Tuesday 28 May 2013

Mea Maxima Culpa: Silence in the House of God.



Three films and a real life incident all connected with religious beliefs dominated my thoughts this last week. All three films include death or sexual abuse, plus the horrendous killing on the streets of London, far more extreme than any movie, made me question the significance of worship!

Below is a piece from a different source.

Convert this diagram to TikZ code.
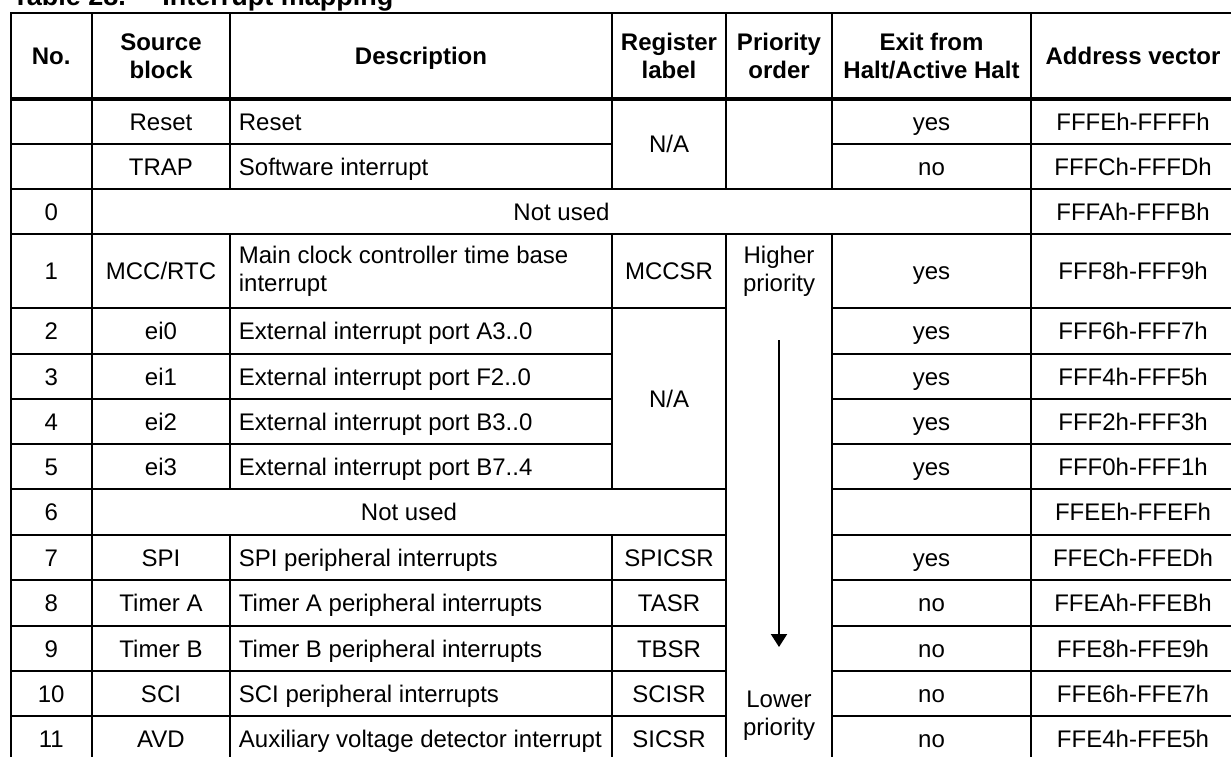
\documentclass[tikz,border=0pt]{standalone}
\usepackage{fontspec}
\setmainfont{Liberation Sans}
\usetikzlibrary{arrows.meta}
\begin{document}
\begin{tikzpicture}[x=0.5pt,y=-0.5pt,
  grid/.style={line width=1pt, line cap=rect},
  headrule/.style={line width=2pt},
  cell/.style={inner sep=0pt, text height=10.8pt, text depth=2.2pt, font=\fontsize{12}{14.2}\selectfont},
  lcell/.style={cell, anchor=west},
  mcell/.style={inner sep=0pt, align=center, font=\fontsize{12}{14.2}\selectfont},
  lmcell/.style={inner sep=0pt, align=left, anchor=west, font=\fontsize{12}{14.2}\selectfont},
  hcell/.style={cell, font=\bfseries\fontsize{12}{14.2}\selectfont},
  hmcell/.style={mcell, font=\bfseries\fontsize{12}{14.2}\selectfont},
  titlestyle/.style={inner sep=0pt, anchor=base west, font=\bfseries\fontsize{13.5}{16}\selectfont},
  prioarrow/.style={line width=1pt, -{Triangle[width=8pt,length=6.5pt]}}
]
\useasboundingbox (0,0) rectangle (1231,756);

% title (cut by the top edge)
\node[titlestyle] (title1) at (12,5.5) {Table 28.};
\node[titlestyle] (title2) at (162,5.5) {Interrupt mapping};

% ---------------- grid ----------------
% horizontal rules
\draw[grid] (10.5,13) -- (1240,13);
\draw[headrule] (10.5,99) -- (1240,99);
\draw[grid] (10.5,144) -- (612,144);  \draw[grid] (832,144) -- (1240,144);
\draw[grid] (10.5,189) -- (1240,189);
\draw[grid] (10.5,234) -- (1240,234);
\draw[grid] (10.5,308) -- (726,308);  \draw[grid] (832,308) -- (1240,308);
\foreach \yy in {354,399,444} {
  \draw[grid] (10.5,\yy) -- (612,\yy);  \draw[grid] (832,\yy) -- (1240,\yy);
}
\foreach \yy in {489,535,580,626,671,716} {
  \draw[grid] (10.5,\yy) -- (726,\yy);  \draw[grid] (832,\yy) -- (1240,\yy);
}
% vertical rules
\draw[grid] (10.5,13) -- (10.5,770);
\draw[grid] (92,13) -- (92,770);
\draw[grid] (230,13) -- (230,189);  \draw[grid] (230,234) -- (230,489);  \draw[grid] (230,535) -- (230,770);
\draw[grid] (612,13) -- (612,189);  \draw[grid] (612,234) -- (612,489);  \draw[grid] (612,535) -- (612,770);
\draw[grid] (726,13) -- (726,189);  \draw[grid] (726,234) -- (726,770);
\draw[grid] (832,13) -- (832,189);  \draw[grid] (832,234) -- (832,770);
\draw[grid] (1031,13) -- (1031,770);

% ---------------- header ----------------
\node[hcell]  (hno)   at (51.25,56) {No.};
\node[hmcell] (hsrc)  at (161,56)   {Source\\block};
\node[hcell]  (hdesc) at (421,56)   {Description};
\node[hmcell] (hreg)  at (669,56)   {Register\\label};
\node[hmcell] (hpri)  at (779,56)   {Priority\\order};
\node[hmcell] (hexit) at (931.5,56) {Exit from\\Halt/Active Halt};
\node[hcell]  (haddr) at (1133,56)  {Address vector};

% ---------------- Reset / TRAP ----------------
\node[cell]  (s-reset) at (161,121.5) {Reset};
\node[lcell] (d-reset) at (238.5,121.5) {Reset};
\node[cell]  (e-reset) at (931.5,121.5) {yes};
\node[cell]  (a-reset) at (1133,121.5) {FFFEh-FFFFh};

\node[cell]  (s-trap) at (161,166.5) {TRAP};
\node[lcell] (d-trap) at (238.5,166.5) {Software interrupt};
\node[cell]  (e-trap) at (931.5,166.5) {no};
\node[cell]  (a-trap) at (1133,166.5) {FFFCh-FFFDh};

\node[cell] (r-na1) at (669,144) {N/A};

% ---------------- row 0 ----------------
\node[cell] (n0) at (51.25,211.5) {0};
\node[cell] (u0) at (561.5,211.5) {Not used};
\node[cell] (a0) at (1133,211.5) {FFFAh-FFFBh};

% ---------------- row 1 ----------------
\node[cell]   (n1) at (51.25,271) {1};
\node[cell]   (s1) at (161,271) {MCC/RTC};
\node[lmcell] (d1) at (238.5,271) {Main clock controller time base\\interrupt};
\node[cell]   (r1) at (669,271) {MCCSR};
\node[mcell]  (phigh) at (779,271) {Higher\\priority};
\node[cell]   (e1) at (931.5,271) {yes};
\node[cell]   (a1) at (1133,271) {FFF8h-FFF9h};

% ---------------- rows 2-5 ----------------
\node[cell]  (n2) at (51.25,331) {2};
\node[cell]  (s2) at (161,331) {ei0};
\node[lcell] (d2) at (238.5,331) {External interrupt port A3..0};
\node[cell]  (e2) at (931.5,331) {yes};
\node[cell]  (a2) at (1133,331) {FFF6h-FFF7h};

\node[cell]  (n3) at (51.25,376.5) {3};
\node[cell]  (s3) at (161,376.5) {ei1};
\node[lcell] (d3) at (238.5,376.5) {External interrupt port F2..0};
\node[cell]  (e3) at (931.5,376.5) {yes};
\node[cell]  (a3) at (1133,376.5) {FFF4h-FFF5h};

\node[cell]  (n4) at (51.25,421.5) {4};
\node[cell]  (s4) at (161,421.5) {ei2};
\node[lcell] (d4) at (238.5,421.5) {External interrupt port B3..0};
\node[cell]  (e4) at (931.5,421.5) {yes};
\node[cell]  (a4) at (1133,421.5) {FFF2h-FFF3h};

\node[cell]  (n5) at (51.25,466.5) {5};
\node[cell]  (s5) at (161,466.5) {ei3};
\node[lcell] (d5) at (238.5,466.5) {External interrupt port B7..4};
\node[cell]  (e5) at (931.5,466.5) {yes};
\node[cell]  (a5) at (1133,466.5) {FFF0h-FFF1h};

\node[cell] (r-na2) at (669,398.5) {N/A};

% ---------------- row 6 ----------------
\node[cell] (n6) at (51.25,512) {6};
\node[cell] (u6) at (409,512) {Not used};
\node[cell] (a6) at (1133,512) {FFEEh-FFEFh};

% ---------------- rows 7-11 ----------------
\node[cell]  (n7) at (51.25,557.5) {7};
\node[cell]  (s7) at (161,557.5) {SPI};
\node[lcell] (d7) at (238.5,557.5) {SPI peripheral interrupts};
\node[cell]  (r7) at (669,557.5) {SPICSR};
\node[cell]  (e7) at (931.5,557.5) {yes};
\node[cell]  (a7) at (1133,557.5) {FFECh-FFEDh};

\node[cell]  (n8) at (51.25,603) {8};
\node[cell]  (s8) at (161,603) {Timer A};
\node[lcell] (d8) at (238.5,603) {Timer A peripheral interrupts};
\node[cell]  (r8) at (669,603) {TASR};
\node[cell]  (e8) at (931.5,603) {no};
\node[cell]  (a8) at (1133,603) {FFEAh-FFEBh};

\node[cell]  (n9) at (51.25,648.5) {9};
\node[cell]  (s9) at (161,648.5) {Timer B};
\node[lcell] (d9) at (238.5,648.5) {Timer B peripheral interrupts};
\node[cell]  (r9) at (669,648.5) {TBSR};
\node[cell]  (e9) at (931.5,648.5) {no};
\node[cell]  (a9) at (1133,648.5) {FFE8h-FFE9h};

\node[cell]  (n10) at (51.25,693.5) {10};
\node[cell]  (s10) at (161,693.5) {SCI};
\node[lcell] (d10) at (238.5,693.5) {SCI peripheral interrupts};
\node[cell]  (r10) at (669,693.5) {SCISR};
\node[cell]  (e10) at (931.5,693.5) {no};
\node[cell]  (a10) at (1133,693.5) {FFE6h-FFE7h};

\node[cell]  (n11) at (51.25,739) {11};
\node[cell]  (s11) at (161,739) {AVD};
\node[lcell] (d11) at (238.5,739) {Auxiliary voltage detector interrupt};
\node[cell]  (r11) at (669,739) {SICSR};
\node[cell]  (e11) at (931.5,739) {no};
\node[cell]  (a11) at (1133,739) {FFE4h-FFE5h};

\node[mcell] (plow) at (779,716) {Lower\\priority};

% priority arrow
\coordinate (atop) at (779,340);
\coordinate (abot) at (779,647);
\draw[prioarrow] (atop) -- (abot);
\end{tikzpicture}
\end{document}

The first film was Hors Satan (2011) a French movie that questions good and evil suggesting that Christ and Satan are possible different sides of the same coin? The second was Beyond the Hills (2012), which is based on a true story that happened in 2005 when a young novice was subjected to an exorcism in a Romanian monastery. The final part of this trilogy was Mea Maxima Culpa: Silence in the House of God (2012). Directed and produced by the American documentary film Alex Gibney, who won the 2007 Academy Award for the Best Documentary Feature for Taxi to the Dark Side, which focused on an innocent taxi driver in Afghanistan who was tortured and killed by US soldiers at Bagram Air Force Base in 2002.  A film that exposed the modern day role of torture and political corruption in the so-called war on terror. 
 
The disgraced priest Lawrence Murphy. 
Gibney has turned his attention to abuse in the Catholic Church. Mea Maxima Culpa investigates the sexual crimes of a Milwaukee priest called Lawrence Murphy who it is alleged abused more than 200 deaf children under his control at St Johns School for the Deaf.  The film details the first known protest against clerical sex abuse in the United States by four deaf men, Terry Kohut, Gary Smith, Arthur Budzinksi and Bob Bolger, whose signing is spoken by actors. The resulting legal action spanned three decades and helped uncover documents from the secret Vatican archives that ultimately resulted in a lawsuit against the Bishop of Rome himself.
 
A silent cover up in more ways than one!
The heart-breaking part of this exposé is the understandable effect abuse has on the four men’s lives and how it is obvious that its impact still gives them no peace even to this day.  The problem with this documentary is that it tries to cover too much ground spotlighting similar abuse cases in Ireland and Italy and highlighting the horrific actions of Marcial Maciel Degollado, a prominent church fundraiser and ruthless sex criminal beloved by Pope John Paul II. In the end we get bombarded with too much information, too many different faces, names and facts for it all to fully sink in. I feel Gibney could have made a more poignant film about the misuse of power by the Catholic Church if he just concentrated on the Lawrence Murphy affair, but even so a brave piece of cinematic work.